More than 40 years of legacy
Paterno has spent more than 45 years as Penn State head coach. The man known was affectionately known as JoePa'' won 409 games and brought the Nittany Lions to 37 bowl games and two national championships. The Daily Collegian reported that Paterno's final victory came against Illinois on Oct. 29, leading him to pass Eddie Robinson for the most coaching wins in Division I history.
More than 250 of the players Paterno coached went on to the NFL, The AP reported.
Since news of Paterno's death began spreading on Sunday, Sandusky and Penn State officials have issued statements. Read the statements below:
This is a sad day! Our family, Dottie and I would like to convey our deepest sympathy to Sue and her family. Nobody did more for the academic reputation of Penn State than Joe Paterno. He maintained a high standard in a very difficult profession. Joe preached toughness, hard work and clean competition. Most importantly, he had the courage to practice what he preached. Nobody will be able to take away the memories we all shared of a great man, his family, and all the wonderful people who were a part of his life. - Jerry Sandusky, via e-mail through his lawyer, Joe Amendola, The Daily Collegian reported.
It is with great sadness that I am compelled to deliver this message of condolence and tribute to a great man, husband, father and someone who is more than just a coach, Joe Paterno. First, on behalf of Penn State football, we offer our sincerest condolences to the Paterno family for their loss. We also offer our condolences to the Penn State community and, in particular, to those who wore the Penn State colors, our Nittany Lion football players and alumni. Today they lost a great man, coach, mentor and, in many cases, a father figure, and we extend our deepest sympathies. The Penn State football program is one of college football's iconic programs because it was led by an icon in the coaching profession in Joe Paterno. There are no words to express my respect for him as a man and as a coach.

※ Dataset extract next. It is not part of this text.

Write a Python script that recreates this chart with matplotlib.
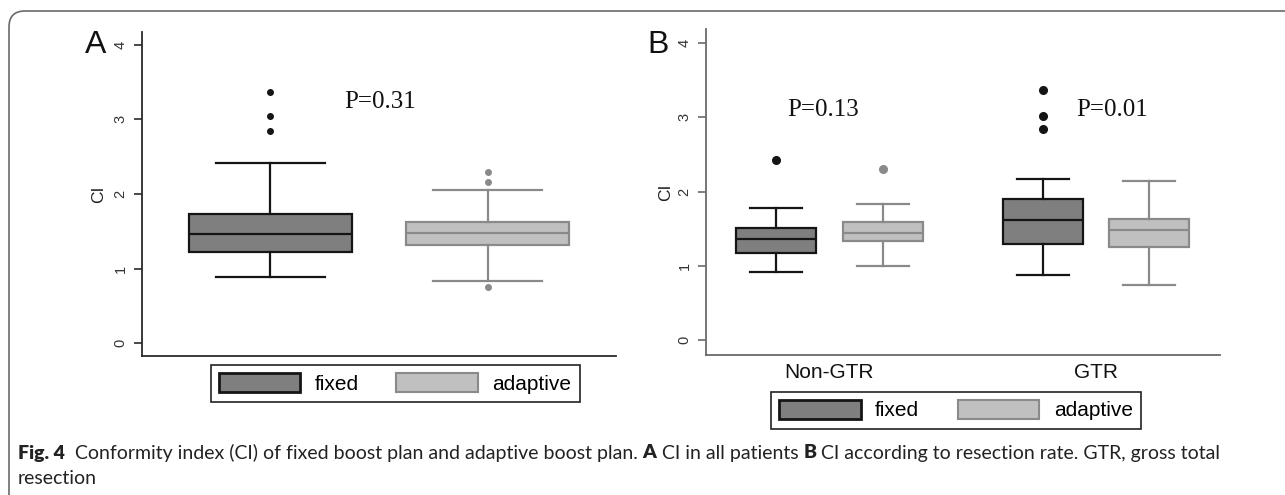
import matplotlib
matplotlib.use("Agg")
import matplotlib.pyplot as plt
from matplotlib.patches import Patch, FancyBboxPatch
from matplotlib.transforms import IdentityTransform

# values (box stats)
series = ["fixed", "adaptive"]

# panel A: all patients
a_med = [1.46, 1.48]
a_q1 = [1.22, 1.32]
a_q3 = [1.73, 1.62]
a_lo = [0.885, 0.83]
a_hi = [2.41, 2.06]
a_fliers = [[3.37, 3.04, 2.84], [2.30, 2.16, 0.75]]
a_pval = "P=0.31"

# panel B: by resection (order: Non-GTR fixed, Non-GTR adaptive, GTR fixed, GTR adaptive)
b_groups = ["Non-GTR", "GTR"]
b_med = [1.36, 1.44, 1.62, 1.48]
b_q1 = [1.18, 1.33, 1.30, 1.26]
b_q3 = [1.51, 1.59, 1.90, 1.63]
b_lo = [0.92, 1.00, 0.88, 0.74]
b_hi = [1.78, 1.84, 2.17, 2.15]
b_fliers = [[2.42], [2.30], [3.37, 3.02, 2.85], []]
b_pvals = ["P=0.13", "P=0.01"]

yticks = [0, 1, 2, 3, 4]

sans = "Liberation Sans"
serif = "Liberation Serif"
capfont = "Lato"

fill = {"fixed": "#7f7f7f", "adaptive": "#c0c0c0"}
edge = {"fixed": "#151515", "adaptive": "#8a8a8a"}


def stats(med, q1, q3, lo, hi, fl, idx):
    return [dict(med=med[i], q1=q1[i], q3=q3[i], whislo=lo[i], whishi=hi[i], fliers=fl[i]) for i in idx]


def draw(ax, st, pos, name, w, cw, ms):
    ax.bxp(st, positions=pos, widths=w, capwidths=cw, patch_artist=True, manage_ticks=False,
           boxprops=dict(facecolor=fill[name], edgecolor=edge[name], linewidth=1.6),
           medianprops=dict(color=edge[name], linewidth=1.6),
           whiskerprops=dict(color=edge[name], linewidth=1.6),
           capprops=dict(color=edge[name], linewidth=1.6),
           flierprops=dict(marker="o", markerfacecolor=edge[name], markeredgecolor=edge[name], markersize=ms))


def style(ax, axcol, labx):
    for s in ["top", "right"]:
        ax.spines[s].set_visible(False)
    for s in ["left", "bottom"]:
        ax.spines[s].set_color(axcol)
        ax.spines[s].set_linewidth(1.3)
    ax.set_yticks(yticks)
    ax.set_yticklabels([str(t) for t in yticks], rotation=90, va="center", fontsize=10.5,
                       color="#333333", family=sans)
    ax.tick_params(axis="y", length=5.5, width=1.2, color=axcol, pad=5)
    ax.set_ylabel("CI", fontsize=12.5, color="#222222", family=sans)
    ax.yaxis.set_label_coords(labx, 0.5)


fig = plt.figure(figsize=(12.85, 4.95), dpi=100)

# panel A
axA = fig.add_axes([0.1105, 0.2808, 0.369, 0.6545])
draw(axA, stats(a_med, a_q1, a_q3, a_lo, a_hi, a_fliers, [0]), [1], "fixed", 0.75, 0.5, 4)
draw(axA, stats(a_med, a_q1, a_q3, a_lo, a_hi, a_fliers, [1]), [2], "adaptive", 0.75, 0.5, 4)
axA.set_xlim(0.41, 2.59)
axA.set_ylim(-0.17, 4.17)
axA.set_xticks([])
style(axA, "#2a2a2a", -0.076)
axA.text(1.34, 3.23, a_pval, family=serif, fontsize=18, va="center", ha="left", color="#111111")

# panel B
axB = fig.add_axes([0.5494, 0.2828, 0.400, 0.6586])
draw(axB, stats(b_med, b_q1, b_q3, b_lo, b_hi, b_fliers, [0, 2]), [0.8, 1.8], "fixed", 0.3, 0.195, 5.5)
draw(axB, stats(b_med, b_q1, b_q3, b_lo, b_hi, b_fliers, [1, 3]), [1.2, 2.2], "adaptive", 0.3, 0.195, 5.5)
axB.set_xlim(0.537, 2.465)
axB.set_ylim(-0.2, 4.19)
axB.set_xticks([1, 2])
axB.set_xticklabels(b_groups, family=sans, fontsize=15, color="#111111")
axB.tick_params(axis="x", length=0, pad=6)
style(axB, "#6a6a6a", -0.064)
for x, p in zip([0.84, 1.925], b_pvals):
    axB.text(x, 3.10, p, family=serif, fontsize=18, va="center", ha="left", color="#111111")

# panel letters
fig.text(85 / 1285, 1 - 53 / 495, "A", fontsize=23, family=sans, va="baseline", color="#111111")
fig.text(647 / 1285, 1 - 53 / 495, "B", fontsize=23, family=sans, va="baseline", color="#111111")

# legends
handles = [Patch(facecolor=fill[s], edgecolor=edge[s], linewidth=2.0 if s == "fixed" else 1.5, label=s)
           for s in series]
for bb in [(0.164, 0.188, 0.287, 0.081), (0.6, 0.134, 0.288, 0.081)]:
    leg = fig.legend(handles=handles, loc="lower left", bbox_to_anchor=bb, mode="expand", ncol=2,
                     borderaxespad=0, fancybox=False, edgecolor="#222222", framealpha=1,
                     handlelength=3.9, handleheight=1.0, handletextpad=0.7, borderpad=0.4,
                     prop=dict(family=sans, size=15))
    leg.get_frame().set_linewidth(1.2)

# outer frame
fig.patches.append(FancyBboxPatch((9, -60), 1400, 544, boxstyle="round,pad=0,rounding_size=16",
                                  transform=IdentityTransform(), facecolor="none",
                                  edgecolor="#6a6a6a", linewidth=1.2, figure=fig))

# caption with bold pieces
cap1 = [("Fig. 4", True), ("  Conformity index (CI) of fixed boost plan and adaptive boost plan. ", False),
        ("A", True), (" CI in all patients ", False), ("B", True),
        (" CI according to resection rate. GTR, gross total", False)]
cap2 = [("resection", False)]
fig.canvas.draw()
r = fig.canvas.get_renderer()
for line, ypx in [(cap1, 453), (cap2, 478)]:
    x = 18
    for txt, bold in line:
        t = fig.text(x / 1285, 1 - ypx / 495, txt, family=capfont, fontsize=14.0,
                     fontweight="heavy" if bold else "normal", va="center", ha="left", color="#222222")
        x += t.get_window_extent(r).width

fig.savefig("out.png", dpi=100)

To be following in his footsteps at Penn State is an honor. Our families, our football program, our University and all of college football have suffered a great loss, and we will be eternally grateful for Coach Paterno's immeasurable contributions. - Bill O'Brien, Penn State head football coach.
We grieve for the loss of Joe Paterno, a great man who made us a greater university. His dedication to ensuring his players were successful both on the field and in life is legendary and his commitment to education is unmatched in college football. His life, work and generosity will be remembered always. The University plans to honor him for his many contributions and to remember his remarkable life and legacy. We are all deeply saddened. We are considering appropriate ways to honor the great life and legacy of Joe Paterno. The University's Department of Intercollegiate Athletics is consulting with members of the Penn State community on the nature and timing of the gathering. - Rodney Erickso, Penn State Board of Trustees and University President.
On January 22, 2012 at 9:25 am, Joseph V. Paterno died of metastatic small cell carcinoma of the lung at Mount Nittany Medical Center, State College, Pennsylvania. Joe was surrounded by his family at the time of his passing, and they request privacy during this difficult time. The leadership and staff of Mount Nittany Health System are saddened by the passing of legendary coach Joe Paterno. Coach Paterno was a tireless advocate for the health system, serving as both a donor and a fundraiser for many of The Foundation for Mount Nittany Medical Center's charitable programs, and was a leader in our community for more than sixty years. His contributions, in time, talent and treasure, have been immeasurable, and he will be sorely missed. Our thoughts are with the Paterno family during this difficult time, - Mount Nittany Medical Center.